## WHAT THE EXERCISE ASKS:
Each line below must be set down exactly; omit any image you find.

***

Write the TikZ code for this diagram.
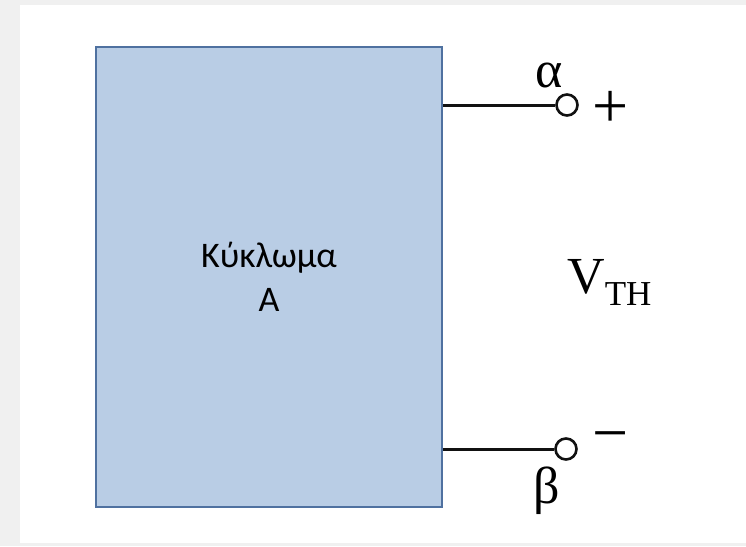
\documentclass[tikz,border=0pt]{standalone}
\usepackage{fontspec}
\setmainfont{Liberation Serif}
\newfontfamily\boxfont{Carlito}
\usetikzlibrary{positioning}
\definecolor{frame}{HTML}{F0F0F0}
\definecolor{blockfill}{HTML}{B9CDE5}
\definecolor{blockdraw}{HTML}{4F71A0}
\definecolor{ink}{HTML}{111111}

\begin{document}
\begin{tikzpicture}[
  x=1pt,y=1pt,
  block/.style={draw=blockdraw,line width=2pt,fill=blockfill,inner sep=0pt,
    minimum width=346pt,minimum height=460pt,align=center,
    font=\boxfont\fontsize{36}{44}\selectfont},
  terminal/.style={circle,draw=ink,line width=2.6pt,fill=white,
    minimum size=21pt,inner sep=0pt},
  wire/.style={draw=ink,line width=3pt},
  symbol/.style={inner sep=0pt,font=\fontsize{52}{60}\selectfont},
  sign/.style={inner sep=0pt,font=\fontsize{64}{70}\selectfont}
]
\fill[frame] (0,0) rectangle (746,-546);
\fill[white] (20,-5) rectangle (746,-543);
\path[use as bounding box] (0,0) rectangle (746,-546);

% circuit block and its two terminals
\node[block] (circuit) at (269,-277) {Κύκλωμα\\A};
\node[terminal] (a) at (567,-105) {};
\node[terminal] (b) at (566,-449) {};
\draw[wire] (circuit.east |- a) -- (a.west);
\draw[wire] (circuit.east |- b) -- (b.west);

\node[symbol,anchor=base] (alpha) at (549,-87) {α};
\node[symbol,anchor=base] (beta) at (547,-503) {β};
\node[sign] (plus) at (611,-109) {+};
\node[sign] (minus) at (611,-443) {−};
\node[inner sep=0pt,anchor=base west] (vth) at (567,-293)
  {\fontsize{52}{60}\selectfont V\raisebox{-12pt}{\fontsize{35}{40}\selectfont TH}};
\end{tikzpicture}
\end{document}
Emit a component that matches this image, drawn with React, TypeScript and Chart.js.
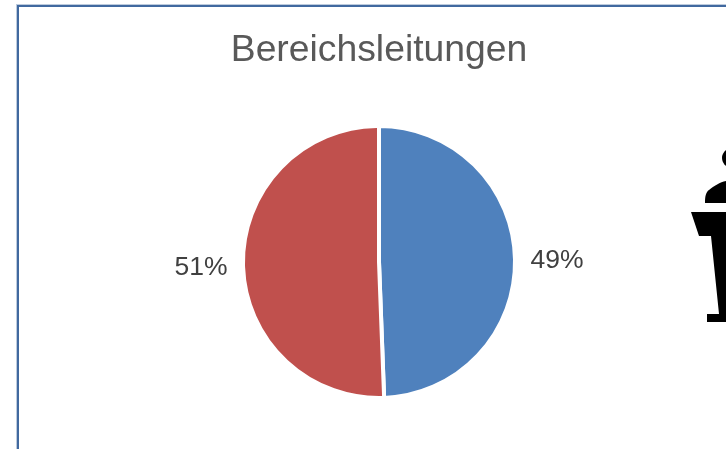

***

## RIGHT ANSWER:
Write the TikZ code for this diagram.
\documentclass[tikz,border=0pt]{standalone}
\usepackage{fontspec}
\setmainfont{Liberation Serif}
\newfontfamily\boxfont{Carlito}
\usetikzlibrary{positioning}
\definecolor{frame}{HTML}{F0F0F0}
\definecolor{blockfill}{HTML}{B9CDE5}
\definecolor{blockdraw}{HTML}{4F71A0}
\definecolor{ink}{HTML}{111111}

\begin{document}
\begin{tikzpicture}[
  x=1pt,y=1pt,
  block/.style={draw=blockdraw,line width=2pt,fill=blockfill,inner sep=0pt,
    minimum width=346pt,minimum height=460pt,align=center,
    font=\boxfont\fontsize{36}{44}\selectfont},
  terminal/.style={circle,draw=ink,line width=2.6pt,fill=white,
    minimum size=21pt,inner sep=0pt},
  wire/.style={draw=ink,line width=3pt},
  symbol/.style={inner sep=0pt,font=\fontsize{52}{60}\selectfont},
  sign/.style={inner sep=0pt,font=\fontsize{64}{70}\selectfont}
]
\fill[frame] (0,0) rectangle (746,-546);
\fill[white] (20,-5) rectangle (746,-543);
\path[use as bounding box] (0,0) rectangle (746,-546);

% circuit block and its two terminals
\node[block] (circuit) at (269,-277) {Κύκλωμα\\A};
\node[terminal] (a) at (567,-105) {};
\node[terminal] (b) at (566,-449) {};
\draw[wire] (circuit.east |- a) -- (a.west);
\draw[wire] (circuit.east |- b) -- (b.west);

\node[symbol,anchor=base] (alpha) at (549,-87) {α};
\node[symbol,anchor=base] (beta) at (547,-503) {β};
\node[sign] (plus) at (611,-109) {+};
\node[sign] (minus) at (611,-443) {−};
\node[inner sep=0pt,anchor=base west] (vth) at (567,-293)
  {\fontsize{52}{60}\selectfont V\raisebox{-12pt}{\fontsize{35}{40}\selectfont TH}};
\end{tikzpicture}
\end{document}
Emit a component that matches this image, drawn with React, TypeScript and Chart.js.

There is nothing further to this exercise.